Serhii Malamura woke up on Feb. 24, 2022, to the sound of explosions. Russia's invasion of Ukraine had begun.
Not knowing when — or where — another blast might arrive, the family went to their basement, where they ended up staying about a month.
"The biggest issue was not having enough food," said Malamura, who spoke to CBC News with the help of a translator. He said they managed to survive off a store of potatoes and preserves, with little to do but sit and wait in fear for the next strike.
"It got really hard," he said, especially for his young children, including a then-two-month-old baby.
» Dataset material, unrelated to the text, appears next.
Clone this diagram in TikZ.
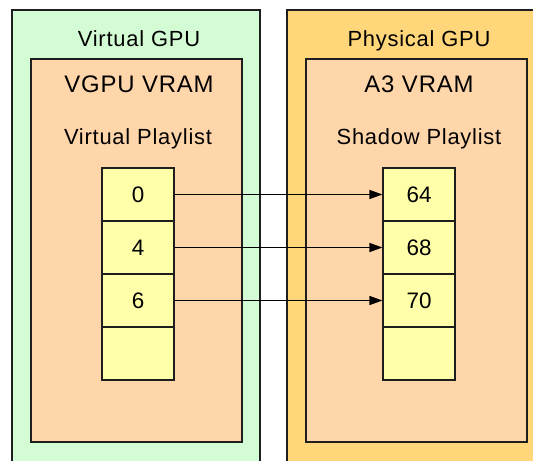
\documentclass[tikz,border=0pt]{standalone}
\usepackage{fontspec}
\setmainfont{Liberation Sans}
\newfontfamily\widesans{Liberation Sans}[LetterSpace=3.5]
\usetikzlibrary{arrows.meta}
\definecolor{vgpugreen}{RGB}{212,252,212}
\definecolor{pgpuorange}{RGB}{255,214,122}
\definecolor{vrampeach}{RGB}{255,213,170}
\definecolor{cellyellow}{RGB}{255,255,170}
\definecolor{edge}{RGB}{30,30,30}
\tikzset{
  outerbox/.style={draw=edge, line width=1.2bp},
  vrambox/.style={draw=edge, fill=vrampeach, line width=1.2bp},
  cell/.style={draw=edge, fill=cellyellow, line width=1.1bp, rectangle,
    minimum width=72bp, minimum height=53bp, inner sep=0pt,
    font=\fontsize{22.5}{26}\selectfont},
  lbl/.style={anchor=base, inner sep=0pt, font=\widesans\fontsize{22}{26}\selectfont},
  biglbl/.style={lbl, font=\widesans\fontsize{24}{28}\selectfont},
  link/.style={draw=black, line width=1.1bp, -{Triangle[length=13bp,width=9bp]}}
}
\begin{document}
\begin{tikzpicture}[x=1bp,y=-1bp]
  \useasboundingbox (0,0) rectangle (533,461);
  \clip (0,0) rectangle (533,461);
  \fill[white] (0,0) rectangle (533,461);

  % enclosing GPU boxes (run past the lower and right edges)
  \path[outerbox, fill=vgpugreen] (12,10) rectangle (260,475);
  \path[outerbox, fill=pgpuorange] (287,10) rectangle (550,475);

  % VRAM regions
  \path[vrambox] (31,59) rectangle (242,442);
  \path[vrambox] (306,59) rectangle (527,442);

  % titles
  \node[lbl] (vgpu) at (139,47) {Virtual GPU};
  \node[biglbl] (vvram) at (139,93) {VGPU VRAM};
  \node[lbl] (vplay) at (138,144.5) {Virtual Playlist};
  \node[lbl] (pgpu) at (419,47) {Physical GPU};
  \node[biglbl] (avram) at (419,93) {A3 VRAM};
  \node[lbl] (splay) at (419,144.5) {Shadow Playlist};

  % virtual playlist entries
  \node[cell] (l0) at (138,194.5) {0};
  \node[cell] (l1) at (138,247.5) {4};
  \node[cell] (l2) at (138,300.5) {6};
  \node[cell] (l3) at (138,353.5) {};

  % shadow playlist entries
  \node[cell] (r0) at (419,194.5) {64};
  \node[cell] (r1) at (419,247.5) {68};
  \node[cell] (r2) at (419,300.5) {70};
  \node[cell] (r3) at (419,353.5) {};

  % entry translation
  \draw[link] (l0.east) -- (r0.west);
  \draw[link] (l1.east) -- (r1.west);
  \draw[link] (l2.east) -- (r2.west);
\end{tikzpicture}
\end{document}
Amid the fear and uncertainty of the war, Malamura said his family saw their first glimmer of hope when they learned about the Canada-Ukraine Authorization for Emergency Travel (CUAET) program, a temporary resettlement initiative for Ukrainians fleeing the war with Russia.
It took nearly an entire year for the family to get visas and passports (a complicated process given the closure of embassies in Ukraine) and to make the long journey from Ukraine to Poland, to Vienna, to Canada with the help of a not-for-profit.
They arrived just a few weeks ago in Canmore, where they now live with a local host family.
"We're very grateful," said Malamura, who is from Skybyn, Ukraine, about 30 kilometres from the centre of Kyiv.
"[We] were never able to imagine they'd be able to wind up in such a wonderful place like Canmore."
Malamura's family is part of a small but growing community of newly arrived Ukrainians living in Canmore, Banff, Lake Louise and Kananaskis.
There are now about 160 living there, according to Settlement Services in the Bow Valley. Some have chosen the region because of a connection to a local friend or family member; others have been attracted by a job in the hospitality sector.
It's a transition that can be full of highs and lows. There is relief at being in Canada mixed with fear and worry for loved ones back home; wonder at the region's natural beauty, combined with the challenges of adjusting to a new culture (not to mention, the region's ongoing housing and affordability crisis.)
"Everyone who I've been talking to, they're just saying how welcoming the Canmore community is and how beautiful the surroundings are," said Liza Kanischeva, a local volunteer who organizes fundraisers and events for the local Ukrainian community.
At the same time, she said, "everyone is struggling in their own way and fighting their own war."
'We were lucky'
Elizabeth Mokra describes the early part of 2022 as a "perfect time" in her life. She was working and attending university in Kyiv; travelling, volunteering and going to parties during her time off.
"We didn't really worry about our future," she said.
By February 2022, it was clear that tensions were escalating.
Mokra, whose family had to leave Donetsk in 2014 when Russia annexed Crimea, didn't want to believe it could happen again. Still, her husband convinced her to take a trip to the western part of Ukraine — just in case.
Like Malamura and his family, they awoke Feb. 22 to the sound of explosions. They soon joined the groups of people crossing the border into Poland.
"We were just [standing] on the road in Poland, we didn't know where to go next," said Mokra.
With the help of friendly strangers in Poland, they first traveled to Germany, then on to Canada after hearing about CUAET program. Mokra's husband, Charles Hung, had previously worked as a tour guide and travel agent and was familiar with Banff as a tourist town.
After briefly living with a host family in Calgary, they arrived in town last spring.
While relieved to be here, they admit the first few months were a challenge. Both Mokra and Hung had studied English but found speaking it in day-to-day conversation was more difficult.
There are also quirks about Canada that required adjustment, such as the tax system and the unusual amount of scam calls.
"It's still quite challenging, but it's much better than beginning," she said.
Thinking of home
Both Malamura and Mokra note that being in Canada can be bittersweet, as their thoughts remain with their home country.
Mokra messages back and forth with the mother of a friend who was killed after joining the Ukrainian army. Malamura still gets air raid notifications on his phone.
"Our scars remain," he said in a statement written with the help of a translator. "Our middle boy saw a low flying plane the other day, and thinking it was a rocket, he was preparing to hide."
For now, they're making plans for the future. Malamura's children are enrolled in school; he's taken a job and is starting English lessons.
Mokra has a job she enjoys at a crystal shop in Banff. She hopes to apply for permanent residency and study law, ultimately working to help newcomers like her.
"We are trying really hard. We are trying to make our life better and to blend in and feel like [we've built] a new home here," she said.